Not so fast, people. It's not going to happen.
Nope, this isn't about one game or one weekend. This is about a long-term business deal, and the league isn't going to have players, coaches or fans push it into a hurried settlement.
Granted, replacement refs had a less-than-scintillating weekend, but do you want to tell me that's the first time more than one officiating crew screwed up? Of course, it's not. We had an official once involved in a controversy over the calling of heads and tails, for crying out loud.
Mistakes happen, and they're happening a lot more now than before ... and tell me something I don't know. I mean, if these guys were the best at their profession they wouldn't be replacement refs. As I mentioned, this is a business negotiation -- not a popularity contest -- and in business negotiations you use the leverage you have.
And replacement refs are the NFL's leverage.
It doesn't matter if you like it. That's just the way it is. Critics tell me this is all about the integrity of the game and how it's being compromised, and maybe they're right. But read your history, people. The league used replacement refs in 2001 and gained a contractual settlement, and they used replacement players in 1987 to gain a deal with the NFLPA.
Now, digest that for a minute: It ... replaced ... players ... with ... scabs ... and ... went ... on ... with ... business, counting the games as it would if bona fide NFL players were on the field. If there ever were an issue about integrity of the game, that was it. But the league went forward anyway.
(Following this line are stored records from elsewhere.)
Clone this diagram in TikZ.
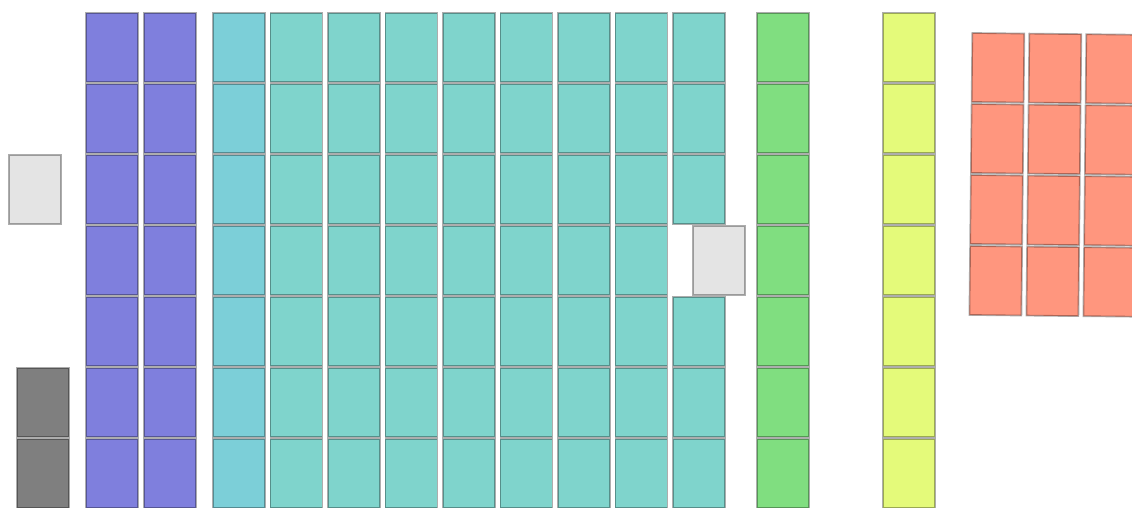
\documentclass[tikz,border=0pt]{standalone}
\definecolor{cpurple}{RGB}{127,127,221}
\definecolor{ccyan}{RGB}{124,207,216}
\definecolor{cteal}{RGB}{127,212,204}
\definecolor{cgreen}{RGB}{128,222,128}
\definecolor{cyellow}{RGB}{228,250,122}
\definecolor{csalmon}{RGB}{255,150,126}
\definecolor{clgray}{RGB}{228,228,228}
\definecolor{cdgray}{RGB}{127,127,127}
\begin{document}
\begin{tikzpicture}[x=1pt,y=-1pt,
  cell/.style={rectangle,anchor=north west,inner sep=0pt,minimum width=52pt,minimum height=69pt,
    draw=black,draw opacity=0.32,line width=1.7pt,fill=#1}]
\useasboundingbox (0,0) rectangle (1132,507);
% light gray cells
\node[cell=clgray] (g1) at (8,154) {};
\node[cell=clgray] (g2) at (692,225) {};
% dark gray
\node[cell=cdgray] (d1) at (16,367) {};
\node[cell=cdgray] (d2) at (16,438) {};
% purple
\foreach \c/\x in {1/85,2/143}
  \foreach \r in {0,...,6}
    \node[cell=cpurple] (p-\c-\r) at (\x,12+71*\r) {};
% cyan first column
\foreach \r in {0,...,6}
  \node[cell=ccyan] (c-\r) at (212,12+71*\r) {};
% teal columns
\foreach \c in {1,...,7}
  \foreach \r in {0,...,6}
    \node[cell=cteal] (t-\c-\r) at (212+57.5*\c,12+71*\r) {};
\foreach \r in {0,1,2,4,5,6}
  \node[cell=cteal] (t-8-\r) at (672,12+71*\r) {};
% green
\foreach \r in {0,...,6}
  \node[cell=cgreen] (gr-\r) at (756,12+71*\r) {};
% yellow
\foreach \r in {0,...,6}
  \node[cell=cyellow] (y-\r) at (882,12+71*\r) {};
% salmon block (slightly rotated)
\begin{scope}[rotate around={-0.6:(1054,175)},transform shape]
\foreach \c in {0,1,2}
  \foreach \r in {0,...,3}
    \node[cell=csalmon] (s-\c-\r) at (970+57*\c,33+71*\r) {};
\end{scope}
\end{tikzpicture}
\end{document}
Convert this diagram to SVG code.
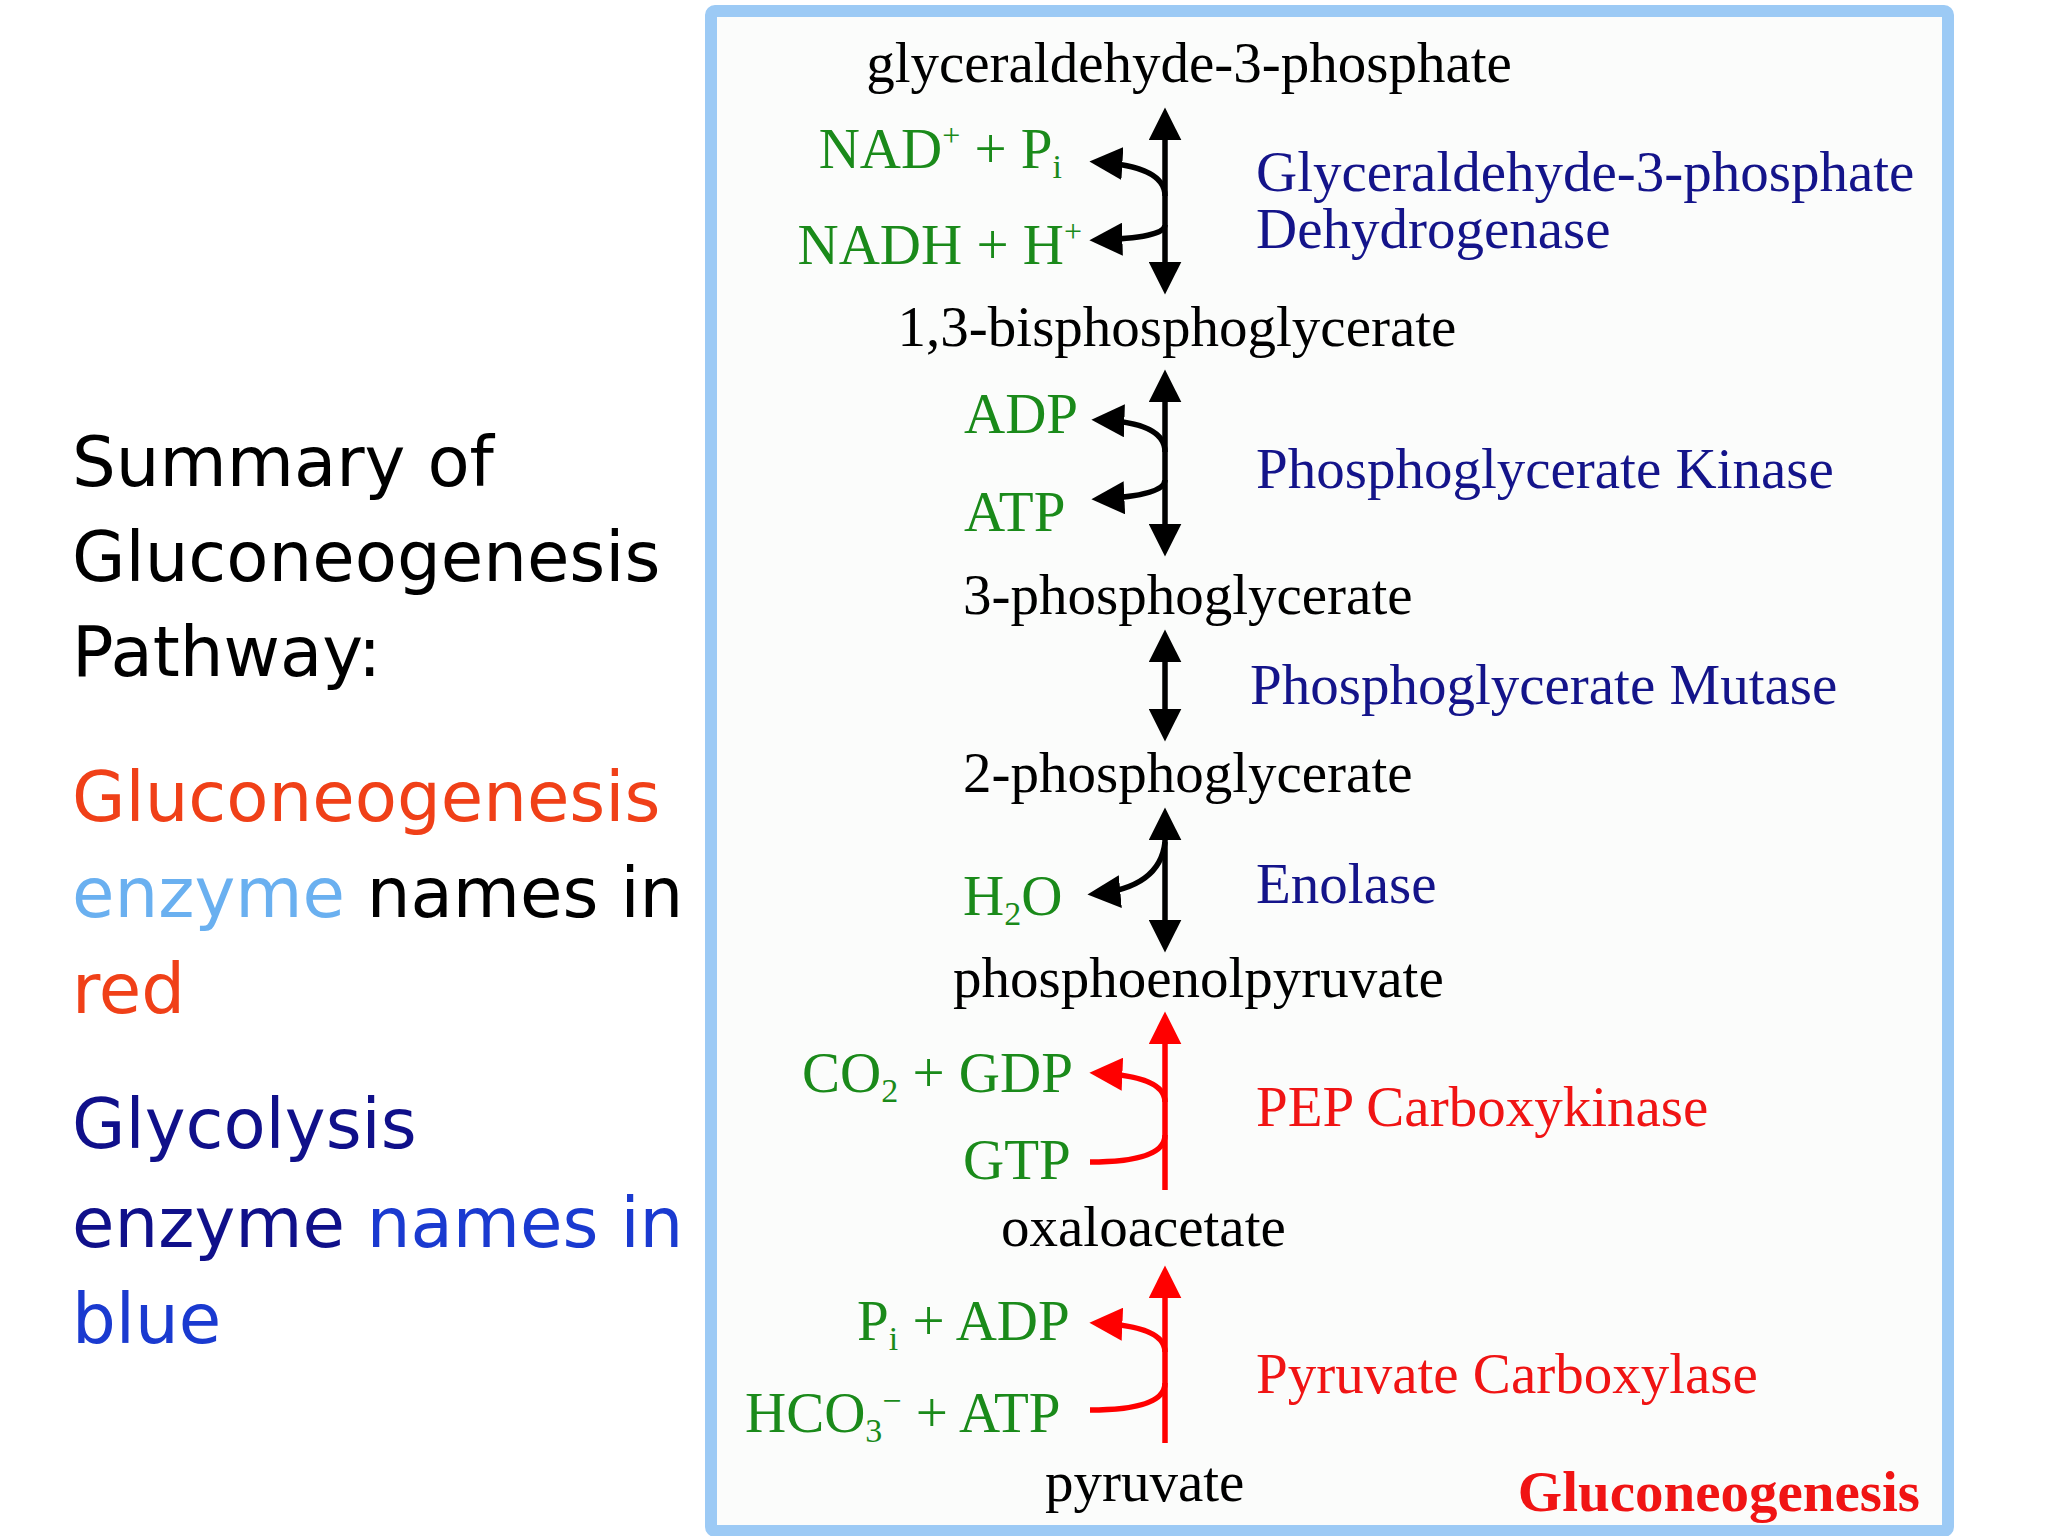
<svg xmlns="http://www.w3.org/2000/svg" width="2048" height="1536" viewBox="0 0 2048 1536">
<defs>
<marker id="ab" viewBox="0 0 10 10" refX="8" refY="5" markerWidth="6" markerHeight="6" orient="auto-start-reverse" markerUnits="strokeWidth"><path d="M0,0 L10,5 L0,10 z" fill="#000"/></marker>
<marker id="ar" viewBox="0 0 10 10" refX="8" refY="5" markerWidth="6" markerHeight="6" orient="auto-start-reverse" markerUnits="strokeWidth"><path d="M0,0 L10,5 L0,10 z" fill="#f00"/></marker>
</defs>
<style>
.s{font-family:"Liberation Serif","Times New Roman",serif;font-size:57px}
.k{fill:#000}.g{fill:#1a8a1a}.n{fill:#14148a}.r{fill:#f01414}
.l{font-family:"DejaVu Sans","Liberation Sans",sans-serif;font-size:69px}
.bk{stroke:#000;stroke-width:5.5;fill:none}
.rd{stroke:#f00;stroke-width:5.5;fill:none}
</style>
<rect width="2048" height="1536" fill="#fff"/>
<rect x="719" y="11" width="1237" height="1520" fill="#fbfcfb" stroke="#9ccaf5" stroke-width="12" rx="4" transform="translate(-8,0)"/>
<g id="left">
<text class="l" x="72" y="486" fill="#000">Summary of</text>
<text class="l" x="72" y="581" fill="#000">Gluconeogenesis</text>
<text class="l" x="72" y="676" fill="#000">Pathway:</text>
<text class="l" x="72" y="821" fill="#f04018">Gluconeogenesis</text>
<text class="l" x="72" y="917"><tspan fill="#6ab0f0">enzyme</tspan><tspan fill="#000"> names in</tspan></text>
<text class="l" x="72" y="1013" fill="#f04018">red</text>
<text class="l" x="72" y="1148" fill="#10108a">Glycolysis</text>
<text class="l" x="72" y="1247"><tspan fill="#10108a">enzyme</tspan><tspan fill="#1a3ad0"> names in</tspan></text>
<text class="l" x="72" y="1343" fill="#1a3ad0">blue</text>
</g>
<g transform="translate(-16,0)">
<g id="connectors">
<line class="bk" x1="1181" y1="114" x2="1181" y2="288" marker-start="url(#ab)" marker-end="url(#ab)"/>
<path class="bk" d="M1181,196 Q1181,166 1112,162" marker-end="url(#ab)"/>
<path class="bk" d="M1181,225 Q1181,238 1112,240" marker-end="url(#ab)"/>
<line class="bk" x1="1181" y1="376" x2="1181" y2="550" marker-start="url(#ab)" marker-end="url(#ab)"/>
<path class="bk" d="M1181,452 Q1181,422 1114,420" marker-end="url(#ab)"/>
<path class="bk" d="M1181,480 Q1181,496 1114,499" marker-end="url(#ab)"/>
<line class="bk" x1="1181" y1="636" x2="1181" y2="735" marker-start="url(#ab)" marker-end="url(#ab)"/>
<line class="bk" x1="1181" y1="814" x2="1181" y2="946" marker-start="url(#ab)" marker-end="url(#ab)"/>
<path class="bk" d="M1181,842 Q1176,888 1110,894" marker-end="url(#ab)"/>
<line class="rd" x1="1181" y1="1190" x2="1181" y2="1018" marker-end="url(#ar)"/>
<path class="rd" d="M1181,1102 Q1181,1076 1112,1073" marker-end="url(#ar)"/>
<path class="rd" d="M1106,1162 Q1181,1162 1181,1135"/>
<line class="rd" x1="1181" y1="1443" x2="1181" y2="1272" marker-end="url(#ar)"/>
<path class="rd" d="M1181,1352 Q1181,1326 1112,1323" marker-end="url(#ar)"/>
<path class="rd" d="M1106,1410 Q1181,1410 1181,1383"/>
</g>
<g id="metabolites" class="s">
<text class="k" x="1205" y="82" text-anchor="middle">glyceraldehyde-3-phosphate</text>
<text class="k" x="1193" y="346" text-anchor="middle">1,3-bisphosphoglycerate</text>
<text class="k" x="979" y="614">3-phosphoglycerate</text>
<text class="k" x="979" y="792">2-phosphoglycerate</text>
<text class="k" x="969" y="997">phosphoenolpyruvate</text>
<text class="k" x="1017" y="1246">oxaloacetate</text>
<text class="k" x="1061" y="1501">pyruvate</text>
</g>
<g id="cofactors" class="s">
<text class="g" x="1078" y="168" text-anchor="end">NAD<tspan dy="-22" font-size="32">+</tspan><tspan dy="22"> + P</tspan><tspan dy="10" font-size="34">i</tspan></text>
<text class="g" x="1098" y="264" text-anchor="end">NADH + H<tspan dy="-22" font-size="32">+</tspan></text>
<text class="g" x="980" y="433">ADP</text>
<text class="g" x="980" y="531">ATP</text>
<text class="g" x="979" y="915">H<tspan dy="10" font-size="34">2</tspan><tspan dy="-10">O</tspan></text>
<text class="g" x="818" y="1092">CO<tspan dy="10" font-size="34">2</tspan><tspan dy="-10"> + GDP</tspan></text>
<text class="g" x="979" y="1179">GTP</text>
<text class="g" x="873" y="1340">P<tspan dy="10" font-size="34">i</tspan><tspan dy="-10"> + ADP</tspan></text>
<text class="g" x="761" y="1432">HCO<tspan dy="10" font-size="34">3</tspan><tspan dy="-30" font-size="34">−</tspan><tspan dy="20"> + ATP</tspan></text>
</g>
<g id="enzymes" class="s">
<text class="n" x="1272" y="191">Glyceraldehyde-3-phosphate</text>
<text class="n" x="1272" y="248">Dehydrogenase</text>
<text class="n" x="1272" y="488">Phosphoglycerate Kinase</text>
<text class="n" x="1266" y="704">Phosphoglycerate Mutase</text>
<text class="n" x="1272" y="903">Enolase</text>
<text class="r" x="1272" y="1126">PEP Carboxykinase</text>
<text class="r" x="1272" y="1393">Pyruvate Carboxylase</text>
<text class="r" x="1936" y="1511" text-anchor="end" font-weight="bold">Gluconeogenesis</text>
</g>
</g>
</svg>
The public didn't like it. The players didn't like it. I know some coaches and general managers who abhorred it. But that's what happens when business deals go sour. You do what you can, and the league pushed on until it gained a settlement it could live with ... and the same thing will happen here.
You can argue that officials blow calls or that players get away with missed penalties or there's no flow to games, and you're right. Basically, what you're saying is that replacement officials aren't up the standards of the locked-out refs, and no clue, Sherlock. That's why they're replacement officials. The NFL understands it must live with what it has, and what it has is a group of guys who aren't as good as the people they're replacing but do what they can with what they have.
So it's not good. It works.
I mean it. Games are played. Stadiums are full. TV ratings are at record levels. Gamblers are happy. Fantasy-football owners are happy. So tell me: What about that equation should force the league to the bargaining table to make a deal it doesn't want to make?
I'm not saying the NFL is right. What I am saying is that it will remain the tough business partner it always has been. Where it went with replacement players until it had a settlement it could live with, it will go with replacement refs until it has an offer it can't refuse.
That's just reality, folks, and you may have to live with it.
"The league will not be bullied into a foolish or hasty decision," one league source told me.
And why should it? It never has. So now the NFL is going to alter its DNA because of one stinkeroo on national TV or a weekend of blown calls or an outcry by the media? You have the wrong league, people.